Domestic team information
- 1948–1951: Ireland

Career statistics
| Competition | First-class |
| Matches | 3 |
| Runs scored | 116 |
| Batting average | 19.33 |
| 100s/50s | –/– |
| Top score | 39 |
| Balls bowled | 30 |
| Wickets | 2 |
| Bowling average | 6.00 |
| 5 wickets in innings | – |
| 10 wickets in match | – |
| Best bowling | 2/12 |
| Catches/stumpings | –/– |
- Source: Cricinfo, 26 October 2018

= George Wilson (Irish cricketer) =

Irish cricketer

George Wilson (30 June 1916 - 27 April 1995) was an Irish first-class cricketer.

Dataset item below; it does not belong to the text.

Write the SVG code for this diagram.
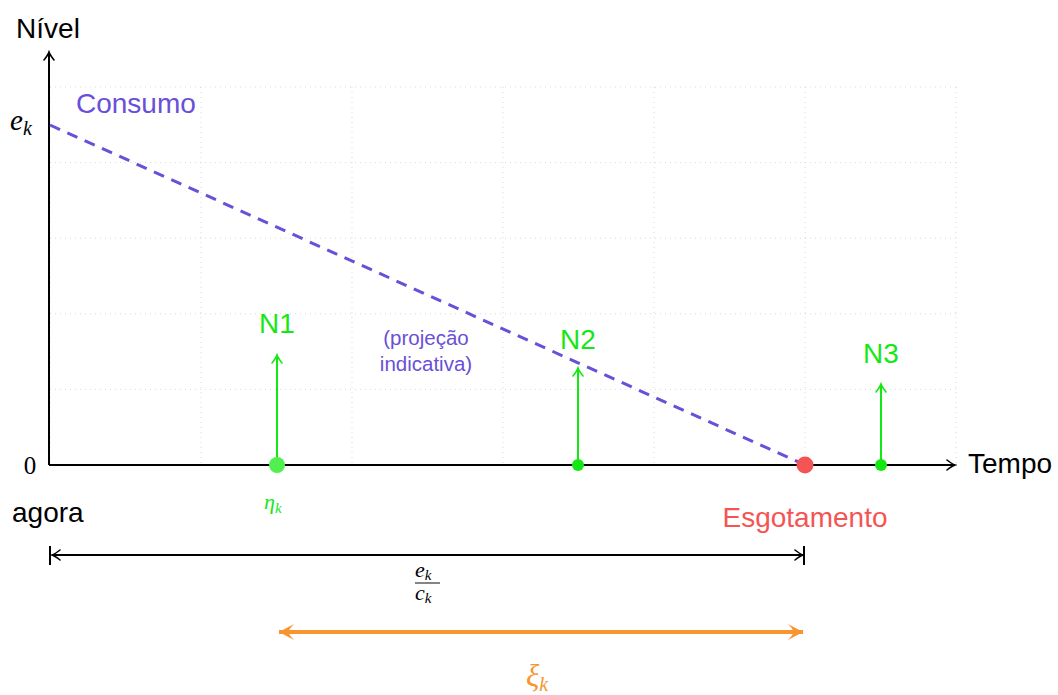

Born at Ligoniel near Belfast, Wilson received his education at Belfast Technical College. Playing his club cricket for Woodvale in Belfast, Wilson made his debut in first-class cricket for Ireland against Scotland at Glasgow in 1948. He made two further first-class appearances for Ireland, both against Scotland in 1949 at Belfast, and 1951 at Dublin. Across his three matches, Wilson scored a total of 116 runs at an average of 19.33, with a highest score of 39. He also took two wickets. Outside of cricket, he worked as a draughtsman in an engineering company. He died at Glengormley in April 1995.